В свое время Моссовет пытался взять под контроль предоставление этих площадей в аренду, наполнить платежами бюджет. Лужков не дал — предпочел наполнять карманы чиновникам-ворюгам. Вот и вся 'философия'.
Каждый раз когда читаешь «размышлизмы» Лужкова, становишься свидетелем продукта «образованщины» — попытки излагать поверхностно усвоенные или просто случайно подслушанные мысли — в силу своей индивидуальной должностной специфики и поставленной бюрократической задачи. В этом случае так и хочется сказать: 'Сударь, вы невежа!'.
Лужков, за два года до того, популяризующий самый примитивный и радикальный либерализм, к 1997 году стал патриотом-державником. Вот и в своем выступлении на российско-белорусском форуме (РФ № 5, 1997) он начинает оправдывать 'имперские замашки' тем, что наш менталитет никогда не согласится на существование в маленькой стране на задворках Европы. Обрушивается Лужков и на Запад, и на либерал- демократов, ангажированных Западом, и на СМИ, которые по убеждению Лужкова (вот какое открытие!) не сделали ни одной ошибки в служении силам расчленения страны.
Более того, Лужков вдруг признает, что подавляющее большинство граждан России сожалеет о распаде СССР, а принятая в 1991 году схема СНГ никого не устраивает. (Заметим, что даже принятая тогда схема усилиями таких политиков, как Лужков, была провалена. На ее месте возникло нечто другое — убогое и уродливое «содружество» со строной-обрубком во главе.)
Возникает вопрос, с чего бы это мэр города, который (город, да и мэр) сам более всего кормился с рук Запада и жирел, когда страна приходила в упадок, вдруг бросился осваивать ранее чуждую ему риторику? Что за пружина сработала в «органчике», уже несколько лет говорившем на другом языке?
Ответ прост. Лужков, стремящийся к президентскому креслу, интуитивно почувствовал, что для успеха избирательной кампании надо совершить подвиг. Вот и прикипел московский мэр к интеграционным инициативам президента Белоруссии Лукашенко. А заодно выболтал и свою тайную стратегию.
Суть стратегии состоит в том, чтобы добиться диктаторских полномочий, перенеся московский эксперимент на всю Россию. Внешне формулируется вполне благовидная цель — снижение числа «субъектов» Федерации до 10–12 (тоже, кстати, уворованная мысль — теперь у Конгресса русских общин, несколько лет кряду до того требовавшего того же).
С точки зрения управления это вполне логичный шаг.
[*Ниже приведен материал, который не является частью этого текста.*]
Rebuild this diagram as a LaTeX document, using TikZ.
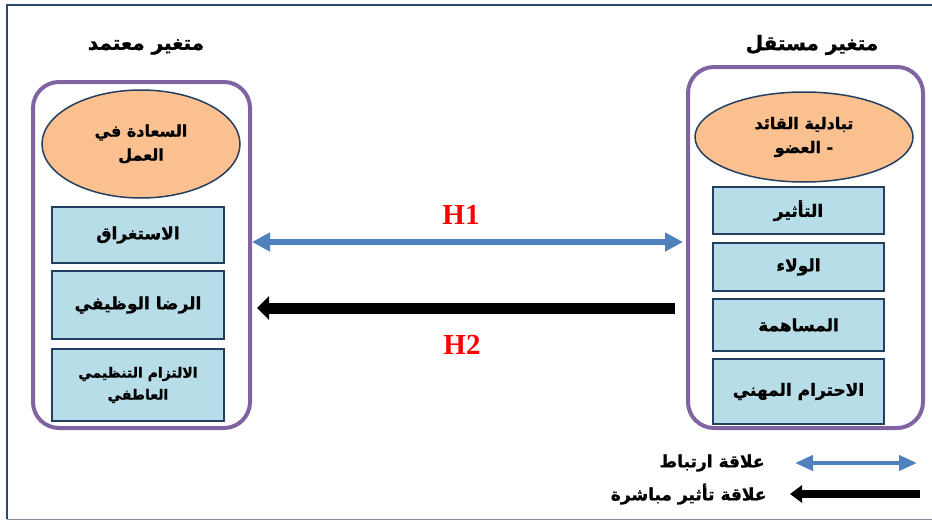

В других руках и других мозгах он мог бы стать благотворным для страны. Но тут Лужков вспоминает как извел 33 московский района, заменив их 10 префектурами. Вроде тоже положительное действие в целях совершенствования управления. Только за этой внешней стороной, есть еще и истинное содержание — не совершенствование, а слом всей машины управления с целью рассадить по доходным местам своих людей и установить фактическую личную диктатуру. Вот и для России предлагается «укрупнить» субъекты федерации, а по сути — ликвидировать любое народное представительство, как это сделано в Москве. Иначе говоря — воспроизвести номенклатурную систему в самом отвратительно ее виде. Потом на ее месте вырастут, как в Москве, новые ступеньки номенклатурной иерархии — московским (лужковским) 130 райончикам найдется соответствие и на просторах России.
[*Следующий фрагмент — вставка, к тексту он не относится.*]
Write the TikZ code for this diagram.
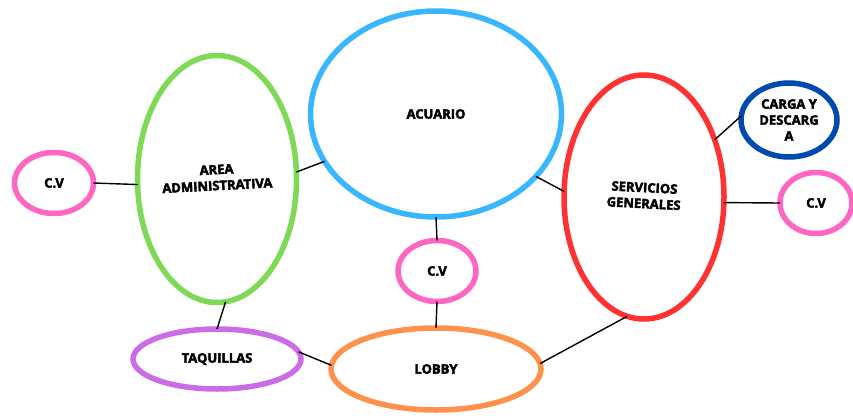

Стоит ли говорить, что лужковская схема государственного управления чудовищно неэффективна, с точки зрения экономики, предельно антидемократична, да еще лишена и всех преимуществ жесткой диктаторской власти, особенно эффективной в ситуации кризиса для преодоления этого кризиса. Не будучи круглым дураком, Лужков пропагандировал бред, имея целью обмануть, протащить под благовидным предлогом и прикрытием патриотической лексики предельно либеральную схему, уничтожающую последние остатки государственности. Распространяя свой способ правления на Россию, он стремился распространить на нее и все прелести московской экономики — повязанной Западом и насквозь коррумпированной.
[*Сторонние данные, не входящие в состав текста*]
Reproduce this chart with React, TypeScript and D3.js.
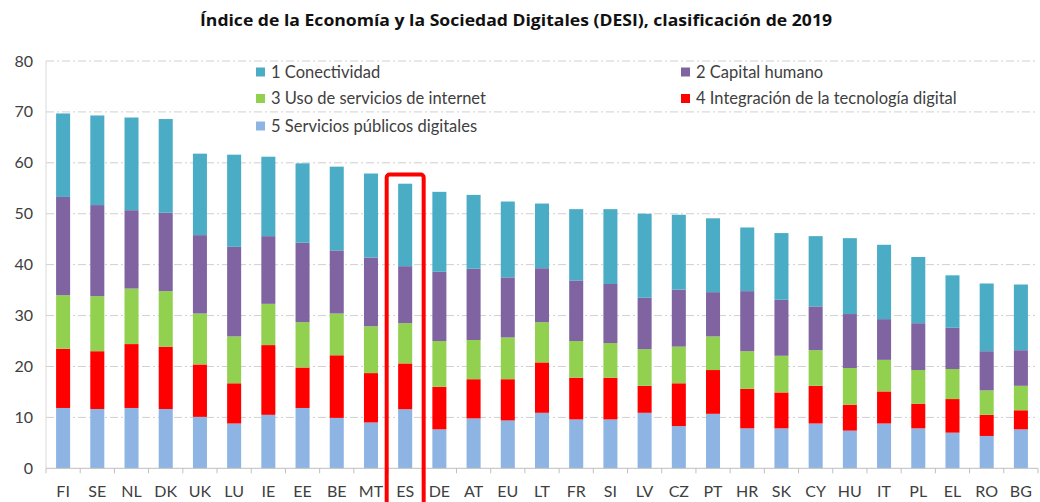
import React from "react";
import * as d3 from "d3";

const countries = ["FI","SE","NL","DK","UK","LU","IE","EE","BE","MT","ES","DE","AT","EU","LT","FR","SI","LV","CZ","PT","HR","SK","CY","HU","IT","PL","EL","RO","BG"];

const serviciosPublicos = [11.85,11.65,11.85,11.65,10.1,8.8,10.5,11.85,9.9,9.0,11.6,7.65,9.8,9.4,10.9,9.6,9.6,10.9,8.3,10.7,7.85,7.85,8.8,7.4,8.8,7.85,7.0,6.35,7.65];
const integracion = [11.65,11.35,12.55,12.25,10.3,7.9,13.7,7.95,12.3,9.7,9.0,8.35,7.7,8.1,9.9,8.2,8.2,5.3,8.4,8.6,7.75,7.05,7.4,5.1,6.3,4.85,6.6,4.15,3.75];
const usoInternet = [10.5,10.8,10.9,10.9,10.0,9.2,8.1,8.9,8.2,9.2,7.9,9.0,7.7,8.2,7.9,7.2,6.8,7.2,7.2,6.6,7.4,7.2,7.0,7.2,6.2,6.6,5.9,4.8,4.8];
const capitalHumano = [19.3,17.9,15.4,15.4,15.4,17.6,13.3,15.6,12.4,13.5,11.2,13.6,14.0,11.8,10.6,11.9,11.6,10.1,11.2,8.7,11.8,11.0,8.6,10.6,8.0,9.2,8.1,7.7,7.0];
const conectividad = [16.4,17.6,18.2,18.4,16.0,18.1,15.6,15.6,16.45,16.5,16.2,15.7,14.5,14.9,12.7,14.0,14.7,16.5,14.7,14.5,12.5,13.1,13.8,14.9,14.6,13.0,10.3,13.3,12.9];

const seriesNames = ["1 Conectividad","2 Capital humano","3 Uso de servicios de internet","4 Integración de la tecnología digital","5 Servicios públicos digitales"];
const seriesColors = ["#4BACC6","#8064A2","#92D050","#FF0000","#8DB4E2"];
const yTicks = [0,10,20,30,40,50,60,70,80];
const title = "Índice de la Economía y la Sociedad Digitales (DESI), clasificación de 2019";
const highlight = "ES";

const W = 1040, H = 502;
const left = 46, right = 1038, top = 61, bottom = 468.3;

export default function App() {
  const x = d3.scaleBand<string>().domain(countries).range([left, right]).padding(0);
  const y = d3.scaleLinear().domain([0, 80]).range([bottom, top]);
  const bw = x.bandwidth() * 0.41;

  const stackVals = [serviciosPublicos, integracion, usoInternet, capitalHumano, conectividad];
  const stackColors = [seriesColors[4], seriesColors[3], seriesColors[2], seriesColors[1], seriesColors[0]];
  const rows = countries.map((c, i) => {
    const r: any = { c };
    stackVals.forEach((s, k) => (r["k" + k] = s[i]));
    return r;
  });
  const stack = d3.stack<any>().keys(stackVals.map((_, k) => "k" + k))(rows);

  const font = "Lato, 'Open Sans', sans-serif";
  const font2 = "'Open Sans', Lato, sans-serif";
  const txt = "#404040";

  const legendItems = [
    { name: seriesNames[0], color: seriesColors[0], lx: 256, ly: 72 },
    { name: seriesNames[2], color: seriesColors[2], lx: 256, ly: 98.5 },
    { name: seriesNames[4], color: seriesColors[4], lx: 256, ly: 126 },
    { name: seriesNames[1], color: seriesColors[1], lx: 681, ly: 72 },
    { name: seriesNames[3], color: seriesColors[3], lx: 681, ly: 98.5 },
  ];

  const hx = (x(highlight) as number) + x.bandwidth() / 2;

  return (
    <div style={{ position: "absolute", left: 0, top: 0 }}>
      <svg width={W} height={H} style={{ display: "block", background: "#fff" }}>
        <text x={516} y={26} textAnchor="middle" fontFamily={font2} fontWeight="bold" fontSize={16.5} fill="#111" textLength={632} lengthAdjust="spacingAndGlyphs">{title}</text>
        {yTicks.map(t => (
          <g key={t}>
            {t > 0 && (
              <line x1={left} x2={right} y1={y(t)} y2={y(t)} stroke="#d0d0d0" strokeWidth={1} strokeDasharray="8 3 2 3" />
            )}
            <text x={33} y={y(t) + 5.5} textAnchor="end" fontFamily={font} fontSize={16} fill={txt}>{t}</text>
          </g>
        ))}
        <line x1={left} x2={left} y1={top} y2={bottom} stroke="#d9d9d9" strokeWidth={1} />
        {stack.map((layer, k) => (
          <g key={k} fill={stackColors[k]}>
            {layer.map((d, i) => (
              <rect key={i}
                x={(x(countries[i]) as number) + (x.bandwidth() - bw) / 2}
                y={y(d[1])}
                width={bw}
                height={y(d[0]) - y(d[1])} />
            ))}
          </g>
        ))}
        <line x1={left} x2={right} y1={bottom} y2={bottom} stroke="#bfbfbf" strokeWidth={1} />
        {countries.map((c, i) => (
          <line key={"t" + i} x1={(x(c) as number)} x2={(x(c) as number)} y1={bottom} y2={bottom + 5} stroke="#bfbfbf" />
        ))}
        <line x1={right} x2={right} y1={bottom} y2={bottom + 5} stroke="#bfbfbf" />
        {countries.map(c => (
          <text key={"l" + c} x={(x(c) as number) + x.bandwidth() / 2} y={497} textAnchor="middle" fontFamily={font} fontSize={16} fill={txt}>{c}</text>
        ))}
        <rect x={hx - 18.5} y={174.5} width={37} height={340} rx={3} fill="none" stroke="#FF0000" strokeWidth={4} />
        {legendItems.map(l => (
          <g key={l.name}>
            <rect x={l.lx} y={l.ly - 4.5} width={9} height={9} fill={l.color} />
            <text x={l.lx + 15} y={l.ly + 5.5} fontFamily={font} fontSize={16.5} fill={txt}>{l.name}</text>
          </g>
        ))}
      </svg>
    </div>
  );
}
Соответственным образом строит Лужков и свои представления о формировании системы власти. Он ее видит примерно так. Самоуправляющиеся сообщества делегируют более высокому уровню власти те полномочия, которое хотят. Причем не навсегда, а до тех пор, пока это выгодно. Это называется системой корпоративного интереса. (А на самом деле — всего лишь грубо перелицованная теория 'общественного договора', попытки внедрения которой хорошо видны в плачевном состоянии современной России.) К этой системе примыкает принцип функционирования власти, изобретенный Лужковым, — принцип конкурентного платного служения. Мол, тогда власть не рассматривает общество как источник доходов, а всего лишь находится на службе, на которую ее нанимает общество. Попытки внедрения такого понимания власти мы видим вместе с результатами в условиях коммунистического правления, измучившего страну застоем, а потом уступившего ее по сходной цене наглым и жестоким разбойникам.
Вместе два принципа, изобретенные Лужковым, создают гремучую смесь, призванную взорвать мозги запутавшегося в своих пристрастиях избирателя. Он должен узнать здесь и нечто демократическое, и нечто патриотическое одновременно, а значит — поддержать Лужкова, который, якобы, будет находиться на службе в условиях конкуренции с другими чиновниками. Дудки! При Лужкове никогда и никакой конкуренции не возникало! Ни в экономике, ни в политике.
Кончено все эти теоретические измышления московского бюрократа — бред чистой воды. Но бред вполне осознанный. Лужков осознает, что невежество становится в его руках оружием борьбы за охмурение избирателя и обман политической элиты. Тут Лужкову, пожалуй, нет равных.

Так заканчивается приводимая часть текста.